In a new survey, Hotels.com asked their users across Canada what they most look for in a travel buddy – and what drives them absolutely nuts.
It’s always important to pack a sense of humour when navigating the sometimes crazy world of travel, so it’s no surprise that humour is the top trait Canadians look for in a travel partner. Another vital characteristic in a travel buddy, trustworthiness, came in second, while similar lifestyle values – those who go to bed early won’t want to be woken by a rowdy travel buddy who comes home from the club at 3 a.m. – rounded out the top three.
Canadians also told Hotels.com that Canadian actor and all-around good guy Ryan Gosling was the one person they’d most like to share a hotel room with.
Traits Canadians dislike most in their travel buddies include smoking, a selfish nature – obviously travelling with someone who hogs the bathroom won’t do – and, strangely, people who love cats. No reason as to why Canadians dislike cat lovers so much was given, but it was the third most chosen pet peeve from a list of 20.
Canadians named Lady Gaga as the least desirable person to share a hotel room with. No doubt she travels with a lot of luggage to carry all those costumes, perhaps the reason why Canadians wouldn’t chose to travel with the eccentric singer.
Adventure travel on film – the dangers and delights
The Guardian
In the run-up to the Adventure Travel Film Festival in Dorset, Kevin Rushby, Guardian Travel’s Explorer, picks out the highlights of the festival, and explains how making a film can make travelling that little bit more difficult …
You might think that the revolution in technology that has brought film-making within the reach of everyone should mean travel film-making is in its heyday. But there is one tremendous stumbling block: an experience filmed may not be one fully experienced. Worse still, a real full throttle adventure would not be that, arguably, if the participant was able to handle a camera. Anyone who has tried to film while travelling knows the problem. At best it is that great moment when you simply cannot disappear behind a lens. At worst it is when an entire sequence of events has to be reproduced – the actuality having been completely missed.
That dilemna has been there in adventure filming ever since the genre kicked off. Fortunately there are those adventurers who will just not give up. Determined to bring home the thrills and spills, they set out to prove that film and adventure can co-exist, even thrive in each other’s company. And they have been doing so ever since film started. Take Grass (1925), one of the films to be shown at the Adventure Travel Film Festival (17-20 August) in Sherborne, Dorset. The brain-child of Merian Cooper and Ernest B. Schoedsack who went on to co-direct the original King Kong movie in 1933, Grass is the story of two travellers who accompany the Bakhtiari tribe on an epic nomadic journey across Iran.

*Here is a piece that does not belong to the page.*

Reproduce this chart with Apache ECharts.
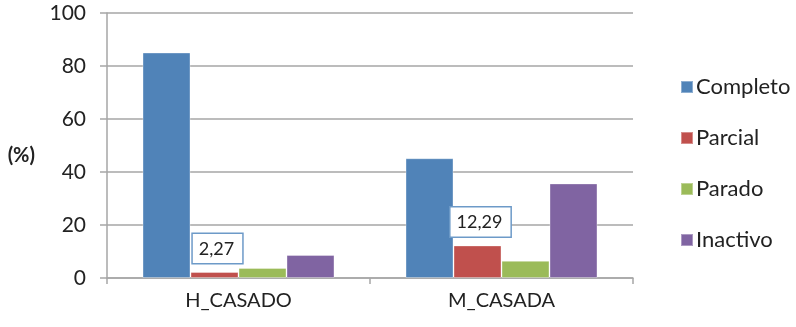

Despite being occasionally stagey and contrived, Grass is a stirring evocation of a way-of-life that, unbeknown to its participants and the film crew, was soon about to embark on a long and melancholy decline. Watching it a few years ago, after a trip to Iran where I’d come across a few nomadic shepherds mourning their lost culture, I appreciated how those limitations of film can fall away and be forgiven in the greater picture of historical importance.
More pyramids uncovered by Google Earth search
News.com.au
Step aside Indiana Jones. Google Earth – and a young woman sitting at her computer – have archaeology covered.
But it wasn’t a simple task.
While no whips, snakes or gunfights were involved – researcher Angela Micol took 10 years of studying Google Earth to pinpoint two areas on the Nile basin as likely contenders to be lost pyramid sites.
One of the suspiciously angular formations is a 190m-wide triangular plateau, almost three times bigger than the largest known pyramid – the Great Pyramid of Giza.
Other, smaller, triangular mounds range in size from 80m to 100m.
Archaeologists are yet to visit the sites to confirm whether or not they are natural formations or decayed constructions.
“The images speak for themselves,” she said. “It’s very obvious what the sites may contain, but field research is needed to verify they are, in fact, pyramids.”
Almost all known pyramids are near modern-day Cairo on the Giza Plateau. These are much further south.
The first site is about 20km from the Egyptian city of Abu Sidhum. The second is about 200km further north.
“My dream is to work with archaeologists to release sites that I have identified over the past ten years of research. This research is the frontier of discovery and it’s just beginning to advance views of our ancient past”, Ms Micol said.